* **Source excerpt**:
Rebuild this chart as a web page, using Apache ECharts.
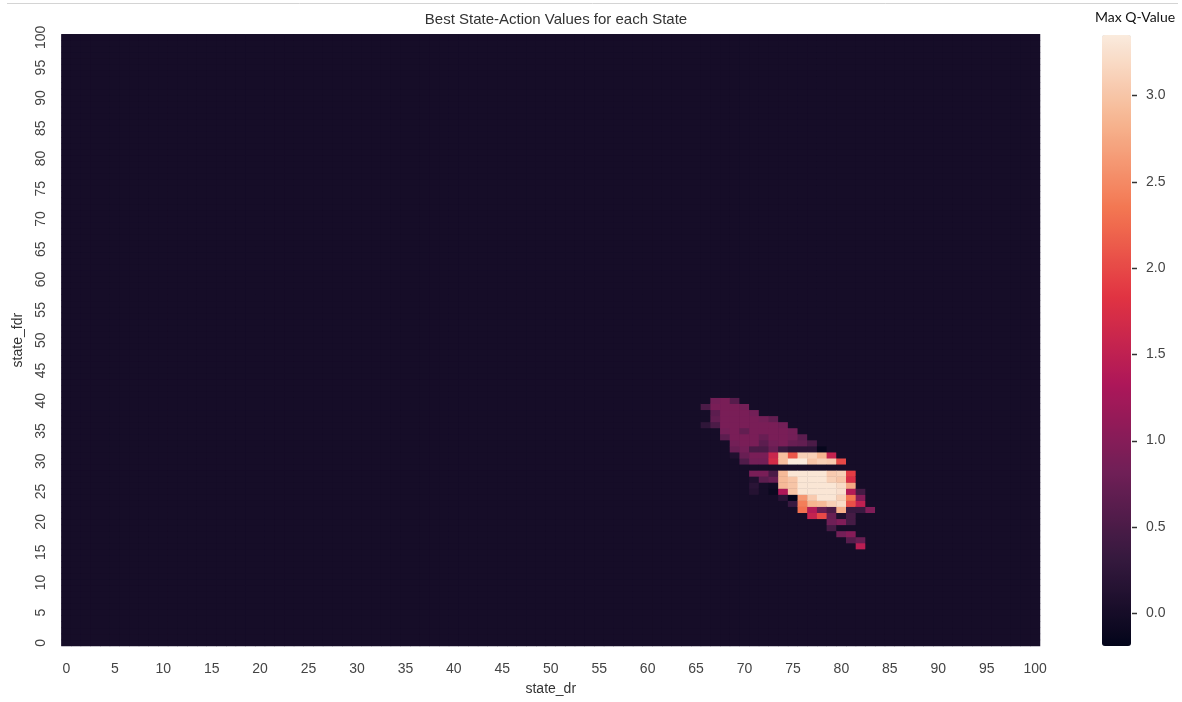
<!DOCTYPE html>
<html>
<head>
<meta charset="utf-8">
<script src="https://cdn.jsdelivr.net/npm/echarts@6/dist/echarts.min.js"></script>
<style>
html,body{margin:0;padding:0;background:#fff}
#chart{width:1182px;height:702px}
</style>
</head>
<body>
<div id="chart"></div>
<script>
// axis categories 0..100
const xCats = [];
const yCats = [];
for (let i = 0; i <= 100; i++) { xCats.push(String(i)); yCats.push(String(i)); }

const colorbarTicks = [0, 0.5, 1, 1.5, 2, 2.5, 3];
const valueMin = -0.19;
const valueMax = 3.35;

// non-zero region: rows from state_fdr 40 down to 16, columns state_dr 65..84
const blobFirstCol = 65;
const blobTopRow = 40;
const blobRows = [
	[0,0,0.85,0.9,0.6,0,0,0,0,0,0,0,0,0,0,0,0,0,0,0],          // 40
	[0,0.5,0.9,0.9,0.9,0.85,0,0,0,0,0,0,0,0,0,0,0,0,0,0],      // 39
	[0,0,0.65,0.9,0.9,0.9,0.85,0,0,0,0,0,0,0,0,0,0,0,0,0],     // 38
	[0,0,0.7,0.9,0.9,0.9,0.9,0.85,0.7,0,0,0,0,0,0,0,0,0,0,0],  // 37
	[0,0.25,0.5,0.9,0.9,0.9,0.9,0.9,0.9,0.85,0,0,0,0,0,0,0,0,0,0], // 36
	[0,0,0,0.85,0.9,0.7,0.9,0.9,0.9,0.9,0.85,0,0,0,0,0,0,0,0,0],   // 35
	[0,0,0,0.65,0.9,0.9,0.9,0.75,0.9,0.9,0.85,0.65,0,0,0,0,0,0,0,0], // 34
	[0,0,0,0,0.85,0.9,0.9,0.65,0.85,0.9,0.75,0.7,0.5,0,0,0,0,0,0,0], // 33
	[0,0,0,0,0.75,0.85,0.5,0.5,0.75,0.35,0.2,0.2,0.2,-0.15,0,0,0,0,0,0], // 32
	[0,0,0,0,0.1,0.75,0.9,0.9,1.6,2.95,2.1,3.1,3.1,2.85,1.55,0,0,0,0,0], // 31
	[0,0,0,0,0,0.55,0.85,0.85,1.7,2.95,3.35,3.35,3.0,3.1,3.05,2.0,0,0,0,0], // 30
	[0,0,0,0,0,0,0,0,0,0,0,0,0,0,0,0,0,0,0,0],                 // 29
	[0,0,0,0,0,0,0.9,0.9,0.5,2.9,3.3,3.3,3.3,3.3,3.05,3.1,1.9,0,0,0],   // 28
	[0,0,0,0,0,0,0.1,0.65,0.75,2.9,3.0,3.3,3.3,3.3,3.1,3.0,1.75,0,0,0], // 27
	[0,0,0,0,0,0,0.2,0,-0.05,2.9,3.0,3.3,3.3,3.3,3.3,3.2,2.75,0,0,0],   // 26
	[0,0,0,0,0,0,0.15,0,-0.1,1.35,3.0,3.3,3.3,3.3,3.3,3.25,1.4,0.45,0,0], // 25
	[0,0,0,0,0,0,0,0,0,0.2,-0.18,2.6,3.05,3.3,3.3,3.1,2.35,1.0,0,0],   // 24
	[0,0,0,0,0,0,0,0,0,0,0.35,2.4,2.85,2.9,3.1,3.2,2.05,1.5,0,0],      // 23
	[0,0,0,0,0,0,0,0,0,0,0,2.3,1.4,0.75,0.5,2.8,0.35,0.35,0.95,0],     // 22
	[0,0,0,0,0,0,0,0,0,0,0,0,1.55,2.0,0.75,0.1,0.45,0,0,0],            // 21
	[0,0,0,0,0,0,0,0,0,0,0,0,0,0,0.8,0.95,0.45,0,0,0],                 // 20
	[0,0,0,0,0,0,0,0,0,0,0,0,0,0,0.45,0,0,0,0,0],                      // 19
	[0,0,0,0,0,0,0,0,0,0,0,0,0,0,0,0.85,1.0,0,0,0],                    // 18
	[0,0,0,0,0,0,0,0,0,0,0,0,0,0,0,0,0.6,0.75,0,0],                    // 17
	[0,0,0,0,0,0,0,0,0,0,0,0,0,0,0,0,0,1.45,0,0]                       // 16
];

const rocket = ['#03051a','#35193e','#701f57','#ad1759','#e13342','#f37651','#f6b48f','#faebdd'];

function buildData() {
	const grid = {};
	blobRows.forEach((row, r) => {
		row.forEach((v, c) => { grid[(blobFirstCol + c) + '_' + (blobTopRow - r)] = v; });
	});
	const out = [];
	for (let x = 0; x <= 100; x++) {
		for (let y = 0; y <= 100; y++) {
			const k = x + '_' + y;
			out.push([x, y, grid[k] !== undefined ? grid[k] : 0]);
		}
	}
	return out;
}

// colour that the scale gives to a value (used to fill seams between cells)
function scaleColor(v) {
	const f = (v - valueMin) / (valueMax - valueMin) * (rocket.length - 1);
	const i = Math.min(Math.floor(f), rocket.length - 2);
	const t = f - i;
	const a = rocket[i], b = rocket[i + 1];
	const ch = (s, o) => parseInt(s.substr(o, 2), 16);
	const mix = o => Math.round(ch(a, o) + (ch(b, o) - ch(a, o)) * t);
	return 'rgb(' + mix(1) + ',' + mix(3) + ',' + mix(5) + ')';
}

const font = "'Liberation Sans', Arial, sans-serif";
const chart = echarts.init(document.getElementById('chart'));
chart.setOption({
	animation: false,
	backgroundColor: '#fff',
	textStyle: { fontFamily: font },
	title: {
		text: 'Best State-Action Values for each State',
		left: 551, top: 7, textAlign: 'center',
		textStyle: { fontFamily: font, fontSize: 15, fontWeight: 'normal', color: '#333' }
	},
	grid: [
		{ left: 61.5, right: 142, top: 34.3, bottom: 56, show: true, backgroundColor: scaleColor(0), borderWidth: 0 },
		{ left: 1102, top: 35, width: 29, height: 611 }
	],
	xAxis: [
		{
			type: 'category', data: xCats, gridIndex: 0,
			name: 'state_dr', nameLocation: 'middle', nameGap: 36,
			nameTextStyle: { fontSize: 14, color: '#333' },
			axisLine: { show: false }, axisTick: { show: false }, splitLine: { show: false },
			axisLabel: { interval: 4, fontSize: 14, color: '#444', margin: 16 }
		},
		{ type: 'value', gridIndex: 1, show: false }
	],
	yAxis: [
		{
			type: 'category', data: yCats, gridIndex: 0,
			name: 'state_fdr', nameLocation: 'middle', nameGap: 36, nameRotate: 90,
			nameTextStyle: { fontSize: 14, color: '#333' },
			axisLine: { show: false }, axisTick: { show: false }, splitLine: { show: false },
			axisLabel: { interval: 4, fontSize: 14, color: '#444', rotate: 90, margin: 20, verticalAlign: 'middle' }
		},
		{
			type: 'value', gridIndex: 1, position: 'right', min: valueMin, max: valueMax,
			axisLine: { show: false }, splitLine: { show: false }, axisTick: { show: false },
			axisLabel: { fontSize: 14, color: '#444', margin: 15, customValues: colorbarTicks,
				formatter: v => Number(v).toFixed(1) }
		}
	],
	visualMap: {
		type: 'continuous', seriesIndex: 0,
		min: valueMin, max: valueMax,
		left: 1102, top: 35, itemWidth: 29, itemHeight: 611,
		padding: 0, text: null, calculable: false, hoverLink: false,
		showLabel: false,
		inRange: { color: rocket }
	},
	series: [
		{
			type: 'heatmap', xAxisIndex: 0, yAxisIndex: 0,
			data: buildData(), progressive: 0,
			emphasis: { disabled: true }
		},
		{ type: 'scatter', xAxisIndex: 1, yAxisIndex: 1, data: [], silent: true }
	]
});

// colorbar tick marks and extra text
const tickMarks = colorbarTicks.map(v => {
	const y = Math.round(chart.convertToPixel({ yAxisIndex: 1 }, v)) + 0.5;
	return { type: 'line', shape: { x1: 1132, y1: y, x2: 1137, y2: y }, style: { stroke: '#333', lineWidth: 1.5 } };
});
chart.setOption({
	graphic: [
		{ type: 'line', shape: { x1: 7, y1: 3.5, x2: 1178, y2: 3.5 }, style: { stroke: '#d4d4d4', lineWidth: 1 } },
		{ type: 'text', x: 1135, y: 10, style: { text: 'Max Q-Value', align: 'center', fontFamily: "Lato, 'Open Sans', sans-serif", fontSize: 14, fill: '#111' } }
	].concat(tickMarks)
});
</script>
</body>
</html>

* **Task prompt**:
Write out nothing but the lines from the start of the data through the line with "const valueMax = 3.35;". Leave out the pictures.

* **Response**:
Rebuild this chart as a web page, using Apache ECharts.
<!DOCTYPE html>
<html>
<head>
<meta charset="utf-8">
<script src="https://cdn.jsdelivr.net/npm/echarts@6/dist/echarts.min.js"></script>
<style>
html,body{margin:0;padding:0;background:#fff}
#chart{width:1182px;height:702px}
</style>
</head>
<body>
<div id="chart"></div>
<script>
// axis categories 0..100
const xCats = [];
const yCats = [];
for (let i = 0; i <= 100; i++) { xCats.push(String(i)); yCats.push(String(i)); }

const colorbarTicks = [0, 0.5, 1, 1.5, 2, 2.5, 3];
const valueMin = -0.19;
const valueMax = 3.35;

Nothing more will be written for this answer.